"Considering that men found time in the trenches to write a letter to their beloved, that artists would take ages to mix pigments to paint their muses, and some men built palaces for their beloved? Some conquered lands for their love.
Some travelled long distances on horseback in treacherous rain to meet up if only briefly. Books and poems, songs, music compositions all inspired by and made for their love."
But that's not something just men should do, surely? Shouldn't women be romancing men too? The bar for men that they should be judged on is about decency and respect, not dramatic expressions of love?

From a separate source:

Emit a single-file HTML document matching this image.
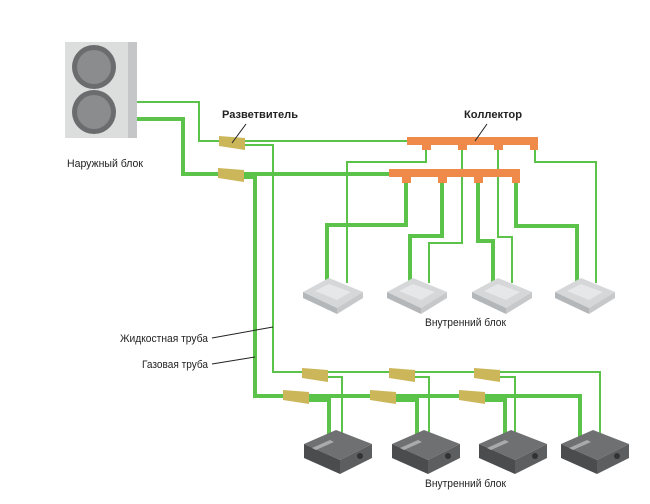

Talking to my son about relationships, it doesn't seem that women appear to be putting much effort into romance either. I'm not talking about sex or dressing up, but ways of showing they're important to each other, putting an emotional effort in, bringing thought and imagination and consideration to what you do together. That's not just one person's role.
There seems to be a race to the bottom in terms of waiting for the other person to show they're invested, to avoid looking like they're 'love-bombing' or being too keen or needy. Obviously, there's just dickheads too, but 'romance' has changed, not all women want grand romantic gestures, not all men see that as just being their role, or that men even have to do that first.
Never done it, but I suspect that OLD hasn't helped, cos your next option is just a click away, so why, for either sex, invest too much when either of you can just walk away, or view your commitment as a red flag?
In the old days when you had to literally meet someone IRL, face to face, just to start dating or even broach the possibility of it, there was already an investment and difficulty in doing that, a commitment, a risk, that you were already in a place to go full-in. Now it's a swipe right (left, no idea!), that it makes connections less emotional and maybe even disposable.
Who knows, I'm a million miles from it, but thems my guesses.